Personal information
- Full name: Isaac Sinclair
- Date of birth: 26 July 2001 (age 25)
- Place of birth: London, England
- Height: 1.78 m (5 ft 10 in)
- Position: Midfielder

Team information
- Current team: Accrington Stanley
- Number: 11

Youth career
- Blackpool

Senior career*
- Years: Team / Apps / (Gls)
- Squires Gate
- AFC Blackpool
- Longridge Town
- 2019–2020: Curzon Ashton / 28 / (2)
- 2020–2023: Bamber Bridge / 77 / (14)
- 2023–2025: Curzon Ashton / 85 / (13)
- 2025–: Accrington Stanley / 38 / (5)

= Isaac Sinclair (footballer) =

English footballer (born 2001)

Isaac Sinclair (born 26 July 2001) is an English professional footballer who plays as a midfielder for Accrington Stanley.

==Club career==
Born in London, Sinclair lived in Dubai as a child before moving to North West England. After playing in the Blackpool academy, he spent time in non-league with Squires Gate, AFC Blackpool and Longridge Town.

Sinclair later played for Curzon Ashton, combining his football career with jobs designing clothes and sportswear and working for his brother's scaffolding company. He also played for Bamber Bridge.

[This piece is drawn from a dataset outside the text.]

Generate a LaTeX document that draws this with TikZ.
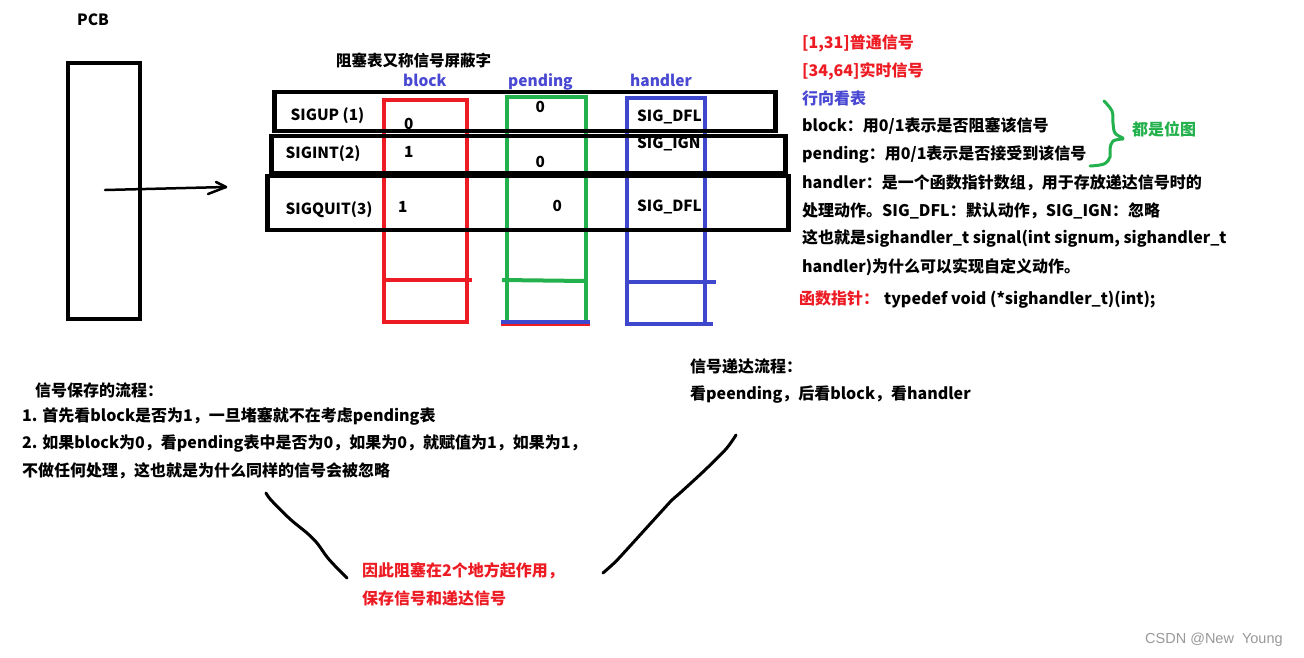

He signed for Accrington Stanley in June 2025, describing the move as a "massive deal". He scored his first professional goal on 13 September 2025, in a 1–0 victory against Colchester United.

==International career==
In January 2019, Sinclair was selected to play for the England Schools' under-18 team.

==Personal life==
Sinclair is the son of former footballer Trevor Sinclair.